Cracks in the base

As Lieberman smacks Dean on Israel and Sharpton says Democrats neglect blacks, the party could wind up squabbling over how to maintain its dominance with Jews and African-Americans.

Published September 10, 2003 9:50PM (EDT)

At breakfast with reporters in Washington Wednesday morning, Democratic Party chairman Terry McAuliffe wanted to talk about the first official Democratic debate in Albuquerque, N.M., which took place almost a week ago. He gushed that the winner was the Democratic National Committee, because with its focus on Hispanics -- it was sponsored by the Congressional Hispanic Caucus -- it positioned Democrats to woo that growing, crucial voting bloc next November.

Strangely, McAuliffe didn't want to talk much about the debate held just the night before in Baltimore, sponsored by Fox News and the Congressional Black Caucus. If the Albuquerque debate was a win for the DNC, the second may have been a loss. It revealed some of the party's weaknesses, in particular cracks in the alliance with pro-Israel Jews, and strained ties with African-Americans under 40. Maybe it's appropriate the debate was cosponsored by Fox News, which many Democrats lambaste for being a mouthpiece for conservative viewpoints and the Republican Party.

Tuesday's debate, the first ever sponsored by the Congressional Black Caucus, started off well enough for the Democrats, with the candidates using the first round of questions to bash President Bush's foreign policy. But things took a tough turn when Sen. Joe Lieberman of Connecticut accused Vermont Gov. Howard Dean of one of Bush's biggest sins, imperiling the nation's critical alliances, in this case American backing of Israel.

The testy sniping that ensued created the biggest news splash of the debate and headlines in the New York Times and Washington Post the next day. After two debates in a week, the feud between Dean and Lieberman, which Lieberman originated out of a political need to define his candidacy, has degenerated into a personal grudge match.

Lieberman attacked Dean for telling supporters in New Mexico last week that the U.S. should not take sides in the Israeli-Palestinian conflict.

"Let me say to Governor Dean, he has said he wouldn't take sides, but then he has said Israel ought to get out of the West Bank and an enormous number of their settlements ought to be broken down. That's up to the parties in their negotiations, not for us to tell them."
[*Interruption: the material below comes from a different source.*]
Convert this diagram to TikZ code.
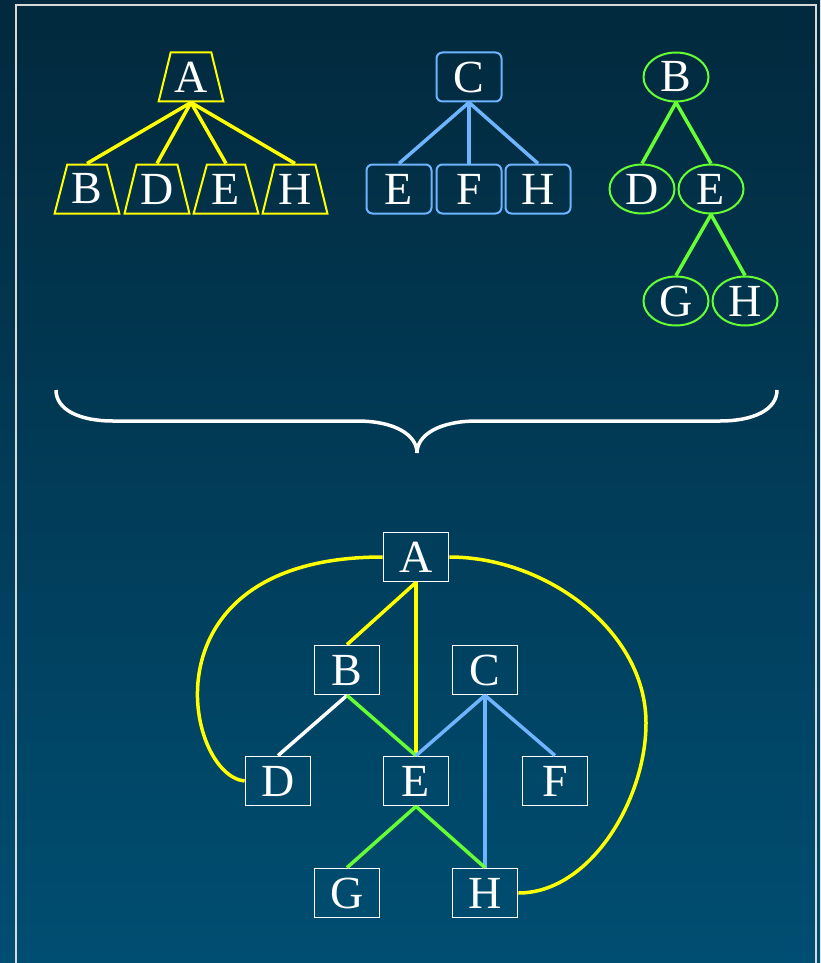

Dean responded that he was disappointed by the attack because, after all, his position on Israel was the exact same as Bill Clinton's. Adding a goodie-two-shoes jab, after rebuking Lieberman for interrupting his response, Dean said: "It doesn't help to demagogue this issue. We're all Democrats. We need to beat George Bush so we can have peace in the Middle East." (But Dean's campaign staff created some inadvertent comedy with back-to-back post-debate press alerts, one headlined "Dean expresses need for Democratic unity," and the second bashing John Kerry and John Edwards for missing Senate votes on the "No Child Left Behind" bill.)

After the debate, an angry Lieberman insisted Dean was mischaracterizing Clinton's policy and called him "intemperate." Harsh words, indeed, coming from one of the most temperate (some say boring) candidates in the race.

The other memorable clash took place between former House Minority Leader Dick Gephardt of Missouri and a longtime backbencher in the House, Rep. Dennis Kucinich of Ohio, who squared off against each other in the congressional debate over Iraq last fall.

Gephardt set himself up by recalling advice he gave President Bush on Iraq, and Kucinich skewered him by saying, "When you were standing there in the Rose Garden with the president and you were giving him advice, I wish that you would have told him no, because as our Democratic leader your position helped to inform mightily the direction of the war." It must have been a sweet moment for Kucinich who has led the antiwar movement in the House and who for years has taken a back seat to his former leader. Meanwhile Gephardt is finding that his role in authorizing the war in Iraq has been an impediment to courting Democratic activists in Iowa and New Hampshire.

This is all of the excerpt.